Truman Capote irrumpió en el panorama literario no como una promesa, sino como un fenómeno completo. Con una prosa afilada y ornamental, capaz de capturar el susurro de una sociedad en una frase o la tragedia en un gesto mínimo, redefinió los límites entre el periodismo y la narrativa, entre la observación y la invención, entre el cronista y el personaje. Su legado es tan brillante como contradictorio, un espejo roto donde el mundo literario aún se mira con fascinación e inquietud.
Antes que los Nuevos Periodistas acuñaran su método, Capote ya practicaba una alquimia singular. “A sangre fría” no fue simplemente una “novela de no ficción”; fue una inmersión psicológica y atmosférica sin precedentes. Convirtió un crimen real en una tragedia griega moderna, donde todos—víctimas, asesinos, comunidad—estaban atrapados en un destino que superaba la mera crónica policial. Su genio radicó en la paciencia minuciosa: reconstruir el rocío de la mañana en los campos de Kansas, el crujido de una escalera, el silencio elocuente de unos minutos antes de la muerte.
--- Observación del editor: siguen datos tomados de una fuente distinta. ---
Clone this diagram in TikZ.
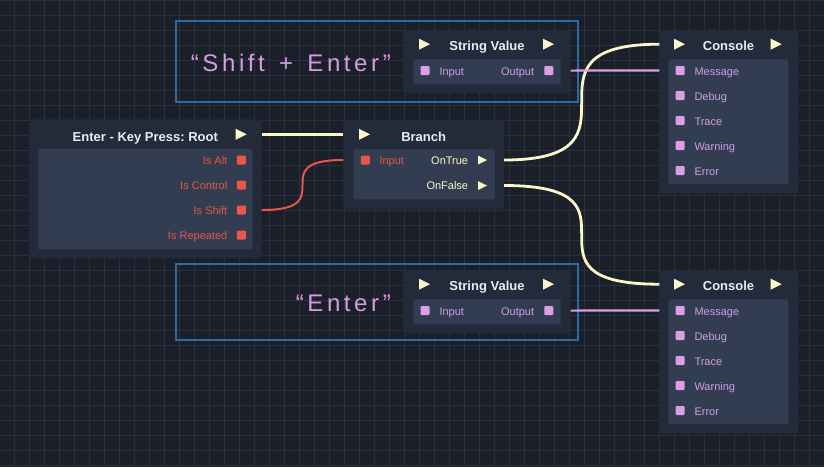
\documentclass[tikz,border=0pt]{standalone}
\usepackage{fontspec}
\setmainfont{Liberation Sans}
\newfontfamily\notefont[LetterSpace=15]{Liberation Sans}
\usepackage{tikz}
\usetikzlibrary{shapes.geometric}
\frenchspacing

\definecolor{bgcol}{HTML}{1B1F29}
\definecolor{gridcol}{HTML}{2B303C}
\definecolor{nodebg}{HTML}{232B3A}
\definecolor{panelbg}{HTML}{333D52}
\definecolor{titlecol}{HTML}{E6EDF5}
\definecolor{execcol}{HTML}{FCF7C8}
\definecolor{boolcol}{HTML}{E8574A}
\definecolor{boollabel}{HTML}{E0584A}
\definecolor{strcol}{HTML}{DD9EE6}
\definecolor{strlabel}{HTML}{C9A0E6}
\definecolor{notecol}{HTML}{2E6BA5}
\definecolor{notetext}{HTML}{D69BE0}

\begin{document}
\begin{tikzpicture}[x=1pt,y=-1pt,
    box/.style={fill=nodebg,rounded corners=3pt,inner sep=0pt,outer sep=0pt},
    panel/.style={fill=panelbg,rounded corners=1pt,inner sep=0pt,outer sep=0pt},
    heading/.style={text=titlecol,font=\fontsize{13}{13}\selectfont\bfseries,anchor=base,inner sep=0pt},
    execpin/.style={isosceles triangle,isosceles triangle stretches,fill=execcol,
      minimum width=#1,minimum height=#1,inner sep=0pt,outer sep=0pt,anchor=apex},
    execpin/.default=11pt,
    port/.style={rectangle,minimum size=9pt,inner sep=0pt,outer sep=0pt,rounded corners=1pt,fill=#1},
    lbl/.style={font=\fontsize{11}{11}\selectfont,inner sep=0pt,text=#1},
    execwire/.style={draw=execcol,line width=2.8pt},
    boolwire/.style={draw=boollabel,line width=2pt},
    strwire/.style={draw=strcol,line width=2.2pt},
    note/.style={draw=notecol,line width=1.8pt,inner sep=0pt,outer sep=0pt},
    notelbl/.style={font=\notefont\fontsize{24}{24}\selectfont,text=notetext,anchor=base east,inner sep=0pt},
    gridline/.style={draw=gridcol,line width=1pt}]

  \useasboundingbox (0,0) rectangle (824,467);
  \fill[bgcol] (0,0) rectangle (824,467);

  % background grid
  \foreach \gx in {14.5,29.5,...,809.5} \draw[gridline] (\gx,0) -- (\gx,467);
  \foreach \gy in {0,15,...,465} \draw[gridline] (0,\gy) -- (824,\gy);

  % key press node
  \node[box,minimum width=232.7pt,minimum height=139pt] (kp) at (145.35,188.8) {};
  \node[panel,minimum width=214.4pt,minimum height=100.3pt] (kp-panel) at (145.5,199.2) {};
  \node[heading] (kp-title) at (145.35,141) {Enter - Key Press: Root};
  \node[execpin] (kp-exec) at (246.7,134.3) {};
  \foreach \lab [count=\k from 0] in {Is Alt,Is Control,Is Shift,Is Repeated}{
    \node[port=boolcol] (kp-p\k) at (241.3,160+25*\k) {};
    \node[lbl=boollabel,anchor=base east] (kp-l\k) at (227.5,164.5+25*\k) {\lab};
  }

  % branch node
  \node[box,minimum width=160.7pt,minimum height=89pt] (br) at (423.65,164.5) {};
  \node[panel,minimum width=141.7pt,minimum height=50pt] (br-panel) at (424.2,174.3) {};
  \node[heading] (br-title) at (423.65,141) {Branch};
  \node[execpin] (br-exec) at (370,134.3) {};
  \node[port=boolcol] (br-in) at (365.3,160) {};
  \node[lbl=boollabel,anchor=base west] (br-inl) at (379.3,164.5) {Input};
  \node[execpin=9pt] (br-true) at (487,160) {};
  \node[lbl=execcol,anchor=base east] (br-truel) at (468.3,164.5) {OnTrue};
  \node[execpin=9pt] (br-false) at (487,185.5) {};
  \node[lbl=execcol,anchor=base east] (br-falsel) at (468.3,189.5) {OnFalse};

  % string value + console, upper and lower copy
  \foreach \i/\dy/\txt/\nh in {1/0/{“Shift\hspace{4pt} + \hspace{4pt}Enter”}/81,2/240/{“Enter”}/76}{
    \begin{scope}[shift={(0,\dy)}]
      \node[note,minimum width=402pt,minimum height=\nh pt,anchor=north west] (note\i) at (176,21+3*\i-3) {};
      \node[notelbl] (note\i-text) at (391,71) {\txt};

      \node[box,minimum width=167.4pt,minimum height=63.3pt] (sv\i) at (487,61.65) {};
      \node[panel,minimum width=147.4pt,minimum height=24.7pt] (sv\i-panel) at (487,71.7) {};
      \node[heading] (sv\i-title) at (487,50.5) {String Value};
      \node[execpin] (sv\i-exec) at (430,44.2) {};
      \node[execpin] (sv\i-next) at (554,44.2) {};
      \node[port=strcol] (sv\i-in) at (425,70.6) {};
      \node[lbl=strlabel,anchor=base west] (sv\i-inl) at (439.3,75) {Input};
      \node[port=strcol] (sv\i-out) at (548.8,70.6) {};
      \node[lbl=strlabel,anchor=base east] (sv\i-outl) at (534.3,75) {Output};

      \node[box,minimum width=139pt,minimum height=163.3pt] (con\i) at (728.8,111.65) {};
      \node[panel,minimum width=119.6pt,minimum height=124.7pt] (con\i-panel) at (728.5,121.7) {};
      \node[heading] (con\i-title) at (728.5,50.5) {Console};
      \node[execpin] (con\i-exec) at (685,44.2) {};
      \node[execpin] (con\i-next) at (781.7,44.2) {};
      \foreach \lab [count=\k from 0] in {Message,Debug,Trace,Warning,Error}{
        \node[port=strcol] (con\i-p\k) at (680.2,70.5+25*\k) {};
        \node[lbl=strlabel,anchor=base west] (con\i-l\k) at (694.3,75+25*\k) {\lab};
      }
    \end{scope}
  }

  % wire ends on the node borders
  \coordinate (w-exec-a) at (kp-exec -| kp.east);
  \coordinate (w-exec-b) at (br-exec -| br.west);
  \coordinate (w-shift-a) at (kp-p2 -| kp.east);
  \coordinate (w-shift-b) at (br-in -| br.west);
  \coordinate (w-true-a) at (br-true -| br.east);
  \coordinate (w-true-b) at (con1-exec -| con1.west);
  \coordinate (w-false-a) at (br-false -| br.east);
  \coordinate (w-false-b) at (con2-exec -| con2.west);

  \draw[execwire] (w-exec-a) -- (w-exec-b);
  \draw[boolwire] (w-shift-a) .. controls (w-shift-a -| w-shift-b) and (w-shift-b -| w-shift-a) .. (w-shift-b);
  \draw[execwire] (w-true-a) .. controls (w-true-a -| w-true-b) and (w-true-b -| w-true-a) .. (w-true-b);
  \draw[execwire] (w-false-a) .. controls (w-false-a -| w-false-b) and (w-false-b -| w-false-a) .. (w-false-b);
  \draw[strwire] (sv1-out -| sv1.east) -- (con1-p0 -| con1.west);
  \draw[strwire] (sv2-out -| sv2.east) -- (con2-p0 -| con2.west);
\end{tikzpicture}
\end{document}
Elevó el reportaje a la categoría de arte narrativo, no mediante la imposición de una voz, sino mediante la obliteración de la misma, fundiéndose con el paisaje humano que retrataba.
Pero su obra temprana, como “Otras voces, otros ámbitos” o “Desayuno en Tiffany’s”, revela a otro Capote: el estilista exquisito, el narrador de la fragilidad envuelta en glamour. Holly Golightly no es una simple ingenua; es un espíritu libre que se construye a sí misma mediante el artificio, un ser de profunda melancolía que baila sobre el abismo de su propio pasado. Capote entendía como nadie la América de las apariencias, donde la luz más cegadora a menudo oculta la herida más profunda.
Su legado, sin embargo, es inseparable de su personaje público. Él mismo fue su obra maestra inacabada: el niño del sur que se inventó a sí mismo como una estrella, el talento descomunal que flirteó con la autodestrucción en los salones de Manhattan. La tragedia de Capote reside en que, al exponer tanto la podredumbre ajena como la propia en “Plegarias atendidas”, no solo quemó sus puentes sociales, sino que pareció consumir su propia alma creativa.
Hoy, su contribución perdura no solo en la vigencia de “A sangre fría” como piedra angular de la narrativa verdadera, sino en la audacia de su voz. Nos dejó la convicción de que la mejor historia no siempre la encuentra quien mejor investiga, sino quien mejor escucha; quien es capaz de oír, en el eco de un disparo en la llanura, el latido de un país entero. Capote demostró que la verdad, por dura que sea, se cuenta con las herramientas del poeta: con ritmo, con imagen, con un doloroso y necesario afecto por incluso los más oscuros rincones del corazón humano.